National Insurance rise

During the election campaign, Johnson promised to raise the NI threshold to £12,500.

If that pledge is upheld in next month’s Budget, some of the country’s lowest-paid workers could each be up to £100 a year better off.

Environment

In addition to a potential fuel duty rise, Sunak may be planning extra charges on single-use plastics. Or there may announcements of proposals “to help the UK begin its transformation to a lower carbon economy, a change that will require significant investment in the country’s existing housing stock”, says The Independent.

The Times reports that Sunak “is preparing new environmental taxes including heavy restrictions on the use of so-called red diesel”.

Red diesel – which is dyed to indicate that it is for off-road and some commercial use only – makes up 15% of all diesel sales and attracts 11.14p per litre in duty, compared with the standard charge of 57.95p.
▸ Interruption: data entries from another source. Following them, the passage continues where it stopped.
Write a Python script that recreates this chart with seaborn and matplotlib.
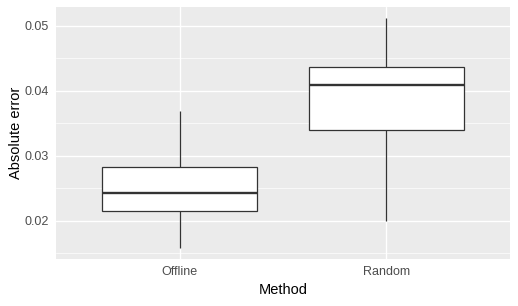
import matplotlib
matplotlib.use("Agg")
import matplotlib.pyplot as plt
import seaborn as sns
import pandas as pd

methods = ["Offline", "Random"]
offline_vals = [0.01585, 0.0214, 0.02425, 0.0283, 0.0369]
random_vals = [0.0200, 0.0339, 0.0409, 0.0437, 0.0511]
yticks = [0.02, 0.03, 0.04, 0.05]
ytick_labels = ["0.02", "0.03", "0.04", "0.05"]
yminor = [0.015, 0.025, 0.035, 0.045]

df = pd.DataFrame({
    "Method": [methods[0]] * len(offline_vals) + [methods[1]] * len(random_vals),
    "Absolute error": offline_vals + random_vals,
})

sns.set_theme(style="darkgrid")
plt.rcParams["font.family"] = ["Liberation Sans", "DejaVu Sans"]

fig = plt.figure(figsize=(5.18, 3.06), dpi=100)
ax = fig.add_axes([56/518, 1 - 259/306, (510 - 56)/518, (259 - 7)/306])
ax.set_facecolor("#EBEBEB")

sns.boxplot(data=df, x="Method", y="Absolute error", order=methods, ax=ax,
            width=0.75, color="white", linecolor="#333333", linewidth=0.9,
            whis=1.5, fliersize=2,
            medianprops=dict(color="#333333", linewidth=1.7),
            whiskerprops=dict(color="#333333", linewidth=0.9),
            capprops=dict(linewidth=0),
            boxprops=dict(facecolor="white", edgecolor="#333333", linewidth=0.9))

ax.set_xlim(-0.6, 1.6)
ax.set_ylim(0.01409, 0.05286)
ax.set_yticks(yticks)
ax.set_yticklabels(ytick_labels)
ax.set_yticks(yminor, minor=True)

ax.grid(which="major", color="white", linewidth=1.0)
ax.grid(which="minor", axis="y", color="white", linewidth=0.5)
ax.set_axisbelow(True)
for s in ax.spines.values():
    s.set_visible(False)

ax.tick_params(axis="both", which="major", length=3, width=0.8, color="#333333",
               labelcolor="#4D4D4D", labelsize=9, pad=2)
ax.tick_params(axis="y", which="minor", length=0)
ax.set_xlabel("Method", fontsize=10.5, color="black", labelpad=4)
ax.set_ylabel("Absolute error", fontsize=10.5, color="black", labelpad=1)

fig.savefig("out.png", dpi=100, facecolor="white")
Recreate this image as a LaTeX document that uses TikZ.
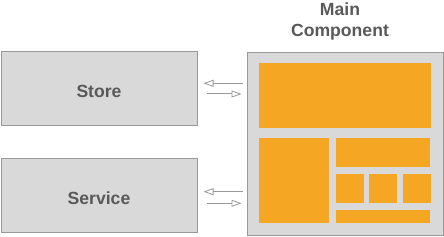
\documentclass[tikz,border=0pt]{standalone}
\usepackage{fontspec}
\setmainfont{Liberation Sans}
\usetikzlibrary{arrows.meta,calc}
\definecolor{boxfill}{HTML}{D9D9D9}
\definecolor{boxline}{HTML}{999999}
\definecolor{txt}{HTML}{595959}
\definecolor{orng}{HTML}{F5A623}
\definecolor{arrgray}{HTML}{999999}
\tikzset{
  graybox/.style={draw=boxline, fill=boxfill, line width=1pt, inner sep=0pt,
    font=\fontsize{17.6}{21}\selectfont\bfseries, text=txt, text height=16.5pt, text depth=0pt},
  orangepart/.style={fill=orng},
  flow/.style={draw=arrgray, line width=1pt, -{Triangle[open, length=10pt, width=7pt, line width=0.8pt]}},
  title/.style={font=\fontsize{17.6}{21}\selectfont\bfseries, text=txt, align=center}
}
\begin{document}
\begin{tikzpicture}[x=1pt,y=-1pt]
\useasboundingbox (0,0) rectangle (444,237);
\node[graybox, minimum width=196pt, minimum height=74pt] (store) at (99,89) {Store};
\node[graybox, minimum width=196pt, minimum height=74pt] (service) at (99,196) {Service};
\node[graybox, minimum width=196pt, minimum height=183pt] (main) at (345,144.5) {};
\node[title] (maintitle) at (340,21) {Main\\Component};
% inner parts
\fill[orangepart] (259,63) rectangle (431,128);
\fill[orangepart] (259,138) rectangle (329,223);
\fill[orangepart] (336,138) rectangle (430,167);
\fill[orangepart] (336,174) rectangle (364,203);
\fill[orangepart] (369,174) rectangle (397,203);
\fill[orangepart] (403,174) rectangle (431,203);
\fill[orangepart] (336,210) rectangle (430,223);
% arrows
\draw[flow] ($(main.west)+(-4,-61.2)$) -- ($(store.east)+(6,-5.7)$);
\draw[flow] ($(store.east)+(9,5)$) -- ($(main.west)+(-5,-50.5)$);
\draw[flow] ($(main.west)+(-4,47.2)$) -- ($(service.east)+(6,-4.3)$);
\draw[flow] ($(service.east)+(9,7.3)$) -- ($(main.west)+(-5,58.8)$);
\end{tikzpicture}
\end{document}
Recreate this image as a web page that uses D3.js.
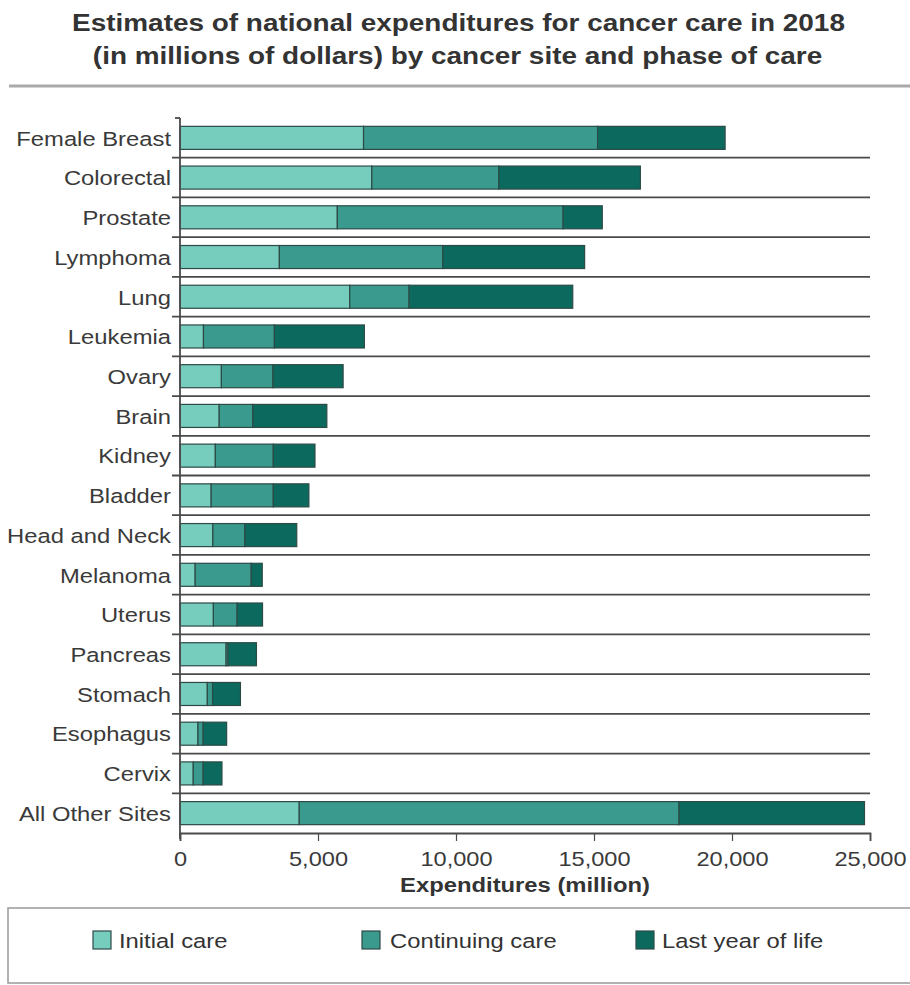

The subsidy costs the Treasury £2.4bn a year.

The newspaper says that under Sunak’s plans, only farmers will be entitled to use the fuel, ending the subsidy for hauliers, who use red diesel to power refrigeration units, and the construction industry.

Other taxes

The Government’s new spending projects will need to be funded somehow, fuelling speculation about a range of possible tax rises.

“It’s no wonder rumours were circulating before the reshuffle that this Budget could include wealth taxes, mansion taxes and plans to further tax pension contributions,” says Kate Andrews in The Spectator.

But with the tax take at its highest in decades, having shot up under a decade of Tory rule, it is far too short-termist to hike taxes further for the sake of one-off spending projects,” Andrews warns.